= AIM =
Omit every picture, and retype the lines that run from the beginning of the data below through the line containing "(n2) at (356,143)", inclusive.

— Begin MATERIAL FOR THIS EXERCISE —

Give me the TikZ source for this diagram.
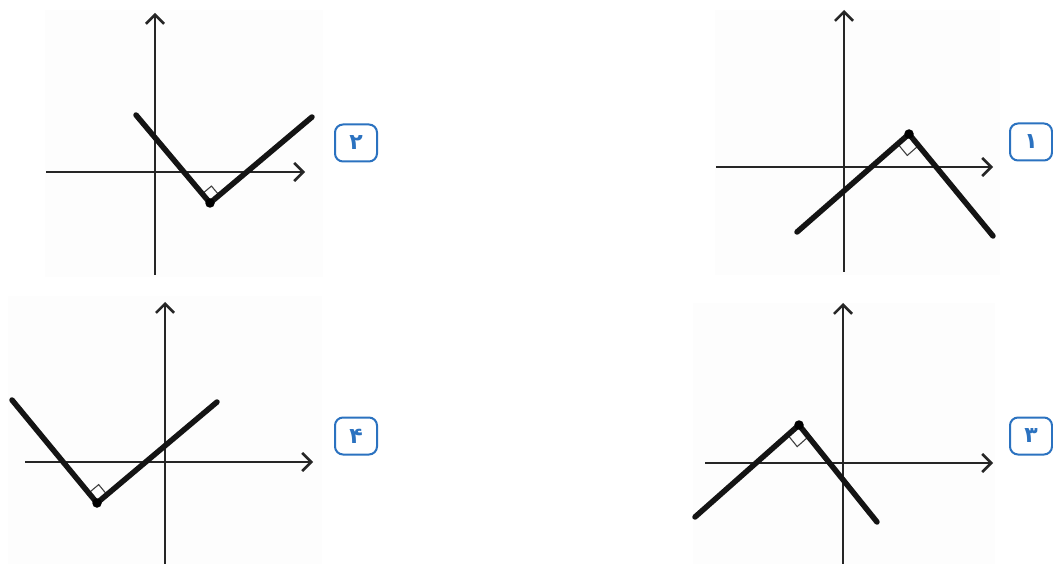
\documentclass[tikz,border=0pt]{standalone}
\usepackage{fontspec}
\newfontfamily\arabicfont[Script=Arabic]{DejaVu Sans}
\usetikzlibrary{arrows.meta,calc}
\definecolor{labelblue}{HTML}{2B72C0}
\definecolor{panelbg}{HTML}{FDFDFD}
\begin{document}
\begin{tikzpicture}[x=1pt,y=-1pt,
  axis/.style={line width=2.8pt,draw=black!85,-{Straight Barb[length=9pt,width=18pt,line width=2.6pt]}},
  graphline/.style={line width=5.5pt,draw=black!92,line cap=round},
  rightmark/.style={line width=1.1pt,draw=black!75},
  vdot/.style={circle,fill=black,inner sep=0pt,minimum size=9.5pt},
  numbox/.style={draw=labelblue,line width=2pt,rounded corners=8pt,minimum width=42pt,minimum height=37pt,text=labelblue,font=\arabicfont\bfseries\fontsize{22}{24}\selectfont,inner sep=0pt},
  panel/.style={fill=panelbg,draw=none}
]
\useasboundingbox (0,0) rectangle (1053,564);
\fill[white] (0,0) rectangle (1053,564);
% faint panel backgrounds
\path[panel] (45,10) rectangle (323,277);
\path[panel] (715,10) rectangle (1000,275);
\path[panel] (8,296) rectangle (322,564);
\path[panel] (693,303) rectangle (995,564);

% ---------- Panel 1 (top right) ----------
\coordinate (a1b) at (844,272); \coordinate (a1t) at (844,10);
\coordinate (a1l) at (716,167); \coordinate (a1r) at (993,167);
\draw[axis] (a1b) -- (a1t);
\draw[axis] (a1l) -- (a1r);
\coordinate (p1L) at (797,232); \coordinate (p1V) at (909,134); \coordinate (p1R) at (993,236);
\coordinate (m1a) at ($(p1V)!15pt!(p1L)$); \coordinate (m1b) at ($(p1V)!15pt!(p1R)$);
\draw[rightmark] (m1a) -- ($(m1a)+(m1b)-(p1V)$) -- (m1b);
\draw[graphline] (p1L) -- (p1V) -- (p1R);
\node[vdot] (d1) at (p1V) {};
\node[numbox] (n1) at (1031,142) {۱};

% ---------- Panel 2 (top left) ----------
\coordinate (a2b) at (155,275); \coordinate (a2t) at (155,13);
\coordinate (a2l) at (46,172); \coordinate (a2r) at (305,172);
\draw[axis] (a2b) -- (a2t);
\draw[axis] (a2l) -- (a2r);
\coordinate (p2L) at (136,115); \coordinate (p2V) at (210,203); \coordinate (p2R) at (312,117);
\coordinate (m2a) at ($(p2V)!12pt!(p2L)$); \coordinate (m2b) at ($(p2V)!12pt!(p2R)$);
\draw[rightmark] (m2a) -- ($(m2a)+(m2b)-(p2V)$) -- (m2b);
\draw[graphline] (p2L) -- (p2V) -- (p2R);
\node[vdot] (d2) at (p2V) {};
\node[numbox] (n2) at (356,143) {۲};

% ---------- Panel 3 (bottom right) ----------
\coordinate (a3b) at (843,564); \coordinate (a3t) at (843,303);
\coordinate (a3l) at (705,463); \coordinate (a3r) at (993,463);
\draw[axis] (a3b) -- (a3t);
\draw[axis] (a3l) -- (a3r);
\coordinate (p3L) at (695,517); \coordinate (p3V) at (799,425); \coordinate (p3R) at (877,522);
\coordinate (m3a) at ($(p3V)!15pt!(p3L)$); \coordinate (m3b) at ($(p3V)!15pt!(p3R)$);
\draw[rightmark] (m3a) -- ($(m3a)+(m3b)-(p3V)$) -- (m3b);
\draw[graphline] (p3L) -- (p3V) -- (p3R);
\node[vdot] (d3) at (p3V) {};
\node[numbox] (n3) at (1031,436) {۳};

% ---------- Panel 4 (bottom left) ----------
\coordinate (a4b) at (165,564); \coordinate (a4t) at (165,302);
\coordinate (a4l) at (25,462); \coordinate (a4r) at (313,462);
\draw[axis] (a4b) -- (a4t);
\draw[axis] (a4l) -- (a4r);
\coordinate (p4L) at (12,400); \coordinate (p4V) at (97,503); \coordinate (p4R) at (217,402);
\coordinate (m4a) at ($(p4V)!13pt!(p4L)$); \coordinate (m4b) at ($(p4V)!13pt!(p4R)$);
\draw[rightmark] (m4a) -- ($(m4a)+(m4b)-(p4V)$) -- (m4b);
\draw[graphline] (p4L) -- (p4V) -- (p4R);
\node[vdot] (d4) at (p4V) {};
\node[numbox] (n4) at (356,436) {۴};
\end{tikzpicture}
\end{document}
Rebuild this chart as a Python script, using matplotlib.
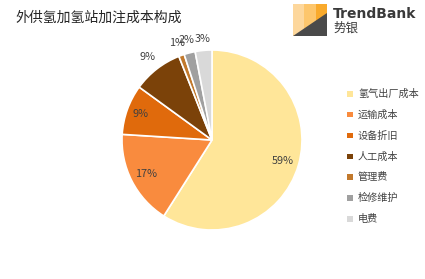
import matplotlib
matplotlib.use("Agg")
import matplotlib.pyplot as plt
from matplotlib.patches import Rectangle, Polygon
import numpy as np

plt.rcParams['font.family'] = ['Noto Sans CJK SC', 'DejaVu Sans']

title = "外供氢加氢站加注成本构成"
categories = ["氢气出厂成本", "运输成本", "设备折旧", "人工成本", "管理费", "检修维护", "电费"]
values = [59, 17, 9, 9, 1, 2, 3]
colors = ["#FFE699", "#F98B3E", "#E06A0C", "#7B4209", "#C2792C", "#A0A0A0", "#D9D9D9"]
label_radius = [0.82, 0.82, 0.84, 1.17, 1.15, 1.15, 1.13]

W, H = 425, 279
fig = plt.figure(figsize=(W / 100, H / 100), dpi=100)
fig.patch.set_facecolor("white")

def fx(px):
    return px / W

def fy(py):
    return 1 - py / H

# pie axes: center (212,140), radius 90 px
cx, cy, r = 212, 140, 90
ax = fig.add_axes([fx(cx - r), fy(cy + r), 2 * r / W, 2 * r / H])
wedges, _ = ax.pie(values, colors=colors, startangle=90, counterclock=False,
                   wedgeprops=dict(edgecolor="white", linewidth=1.2))
ax.set_xlim(-1, 1)
ax.set_ylim(-1, 1)
ax.set_aspect("equal")
ax.axis("off")

for w, v, lr in zip(wedges, values, label_radius):
    ang = np.deg2rad((w.theta1 + w.theta2) / 2)
    ax.text(lr * np.cos(ang), lr * np.sin(ang), f"{v}%", ha="center", va="center",
            fontsize=7.8, color="#404040")

# title
fig.text(fx(15), fy(18), title, fontsize=10, color="#262626", ha="left", va="center")

# legend
for i, (lab, col) in enumerate(zip(categories, colors)):
    y = 94 + i * 20.8
    fig.patches.append(Rectangle((fx(347), fy(y + 2.7)), 5.5 / W, 5.5 / H,
                                 transform=fig.transFigure, facecolor=col, edgecolor="none"))
    fig.text(fx(358), fy(y), lab, fontsize=7.3, color="#404040", ha="left", va="center")

# logo
x0, y0, lw_, lh_ = 293, 4, 34, 32
stripe_cols = ["#FDD79C", "#FDC66C", "#F9AA2C"]
for k, c in enumerate(stripe_cols):
    fig.patches.append(Rectangle((fx(x0 + k * lw_ / 3), fy(y0 + lh_)), (lw_ / 3) / W, lh_ / H,
                                 transform=fig.transFigure, facecolor=c, edgecolor="none"))
fig.patches.append(Polygon([(fx(x0), fy(y0 + lh_)), (fx(x0 + lw_), fy(y0 + lh_)),
                            (fx(x0 + lw_), fy(y0 + 9))], closed=True,
                           transform=fig.transFigure, facecolor="#4A4A4A", edgecolor="none"))
fig.text(fx(333), fy(13.5), "TrendBank", fontsize=10, fontweight="bold", color="#3A3A3A",
         ha="left", va="center", family=["DejaVu Sans"])
fig.text(fx(333), fy(28), "势银", fontsize=9, color="#3A3A3A", ha="left", va="center")

fig.savefig("out.png", dpi=100, facecolor="white")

— End MATERIAL FOR THIS EXERCISE —

= THE ANSWER =
Give me the TikZ source for this diagram.
\documentclass[tikz,border=0pt]{standalone}
\usepackage{fontspec}
\newfontfamily\arabicfont[Script=Arabic]{DejaVu Sans}
\usetikzlibrary{arrows.meta,calc}
\definecolor{labelblue}{HTML}{2B72C0}
\definecolor{panelbg}{HTML}{FDFDFD}
\begin{document}
\begin{tikzpicture}[x=1pt,y=-1pt,
  axis/.style={line width=2.8pt,draw=black!85,-{Straight Barb[length=9pt,width=18pt,line width=2.6pt]}},
  graphline/.style={line width=5.5pt,draw=black!92,line cap=round},
  rightmark/.style={line width=1.1pt,draw=black!75},
  vdot/.style={circle,fill=black,inner sep=0pt,minimum size=9.5pt},
  numbox/.style={draw=labelblue,line width=2pt,rounded corners=8pt,minimum width=42pt,minimum height=37pt,text=labelblue,font=\arabicfont\bfseries\fontsize{22}{24}\selectfont,inner sep=0pt},
  panel/.style={fill=panelbg,draw=none}
]
\useasboundingbox (0,0) rectangle (1053,564);
\fill[white] (0,0) rectangle (1053,564);
% faint panel backgrounds
\path[panel] (45,10) rectangle (323,277);
\path[panel] (715,10) rectangle (1000,275);
\path[panel] (8,296) rectangle (322,564);
\path[panel] (693,303) rectangle (995,564);

% ---------- Panel 1 (top right) ----------
\coordinate (a1b) at (844,272); \coordinate (a1t) at (844,10);
\coordinate (a1l) at (716,167); \coordinate (a1r) at (993,167);
\draw[axis] (a1b) -- (a1t);
\draw[axis] (a1l) -- (a1r);
\coordinate (p1L) at (797,232); \coordinate (p1V) at (909,134); \coordinate (p1R) at (993,236);
\coordinate (m1a) at ($(p1V)!15pt!(p1L)$); \coordinate (m1b) at ($(p1V)!15pt!(p1R)$);
\draw[rightmark] (m1a) -- ($(m1a)+(m1b)-(p1V)$) -- (m1b);
\draw[graphline] (p1L) -- (p1V) -- (p1R);
\node[vdot] (d1) at (p1V) {};
\node[numbox] (n1) at (1031,142) {۱};

% ---------- Panel 2 (top left) ----------
\coordinate (a2b) at (155,275); \coordinate (a2t) at (155,13);
\coordinate (a2l) at (46,172); \coordinate (a2r) at (305,172);
\draw[axis] (a2b) -- (a2t);
\draw[axis] (a2l) -- (a2r);
\coordinate (p2L) at (136,115); \coordinate (p2V) at (210,203); \coordinate (p2R) at (312,117);
\coordinate (m2a) at ($(p2V)!12pt!(p2L)$); \coordinate (m2b) at ($(p2V)!12pt!(p2R)$);
\draw[rightmark] (m2a) -- ($(m2a)+(m2b)-(p2V)$) -- (m2b);
\draw[graphline] (p2L) -- (p2V) -- (p2R);
\node[vdot] (d2) at (p2V) {};
\node[numbox] (n2) at (356,143) {۲};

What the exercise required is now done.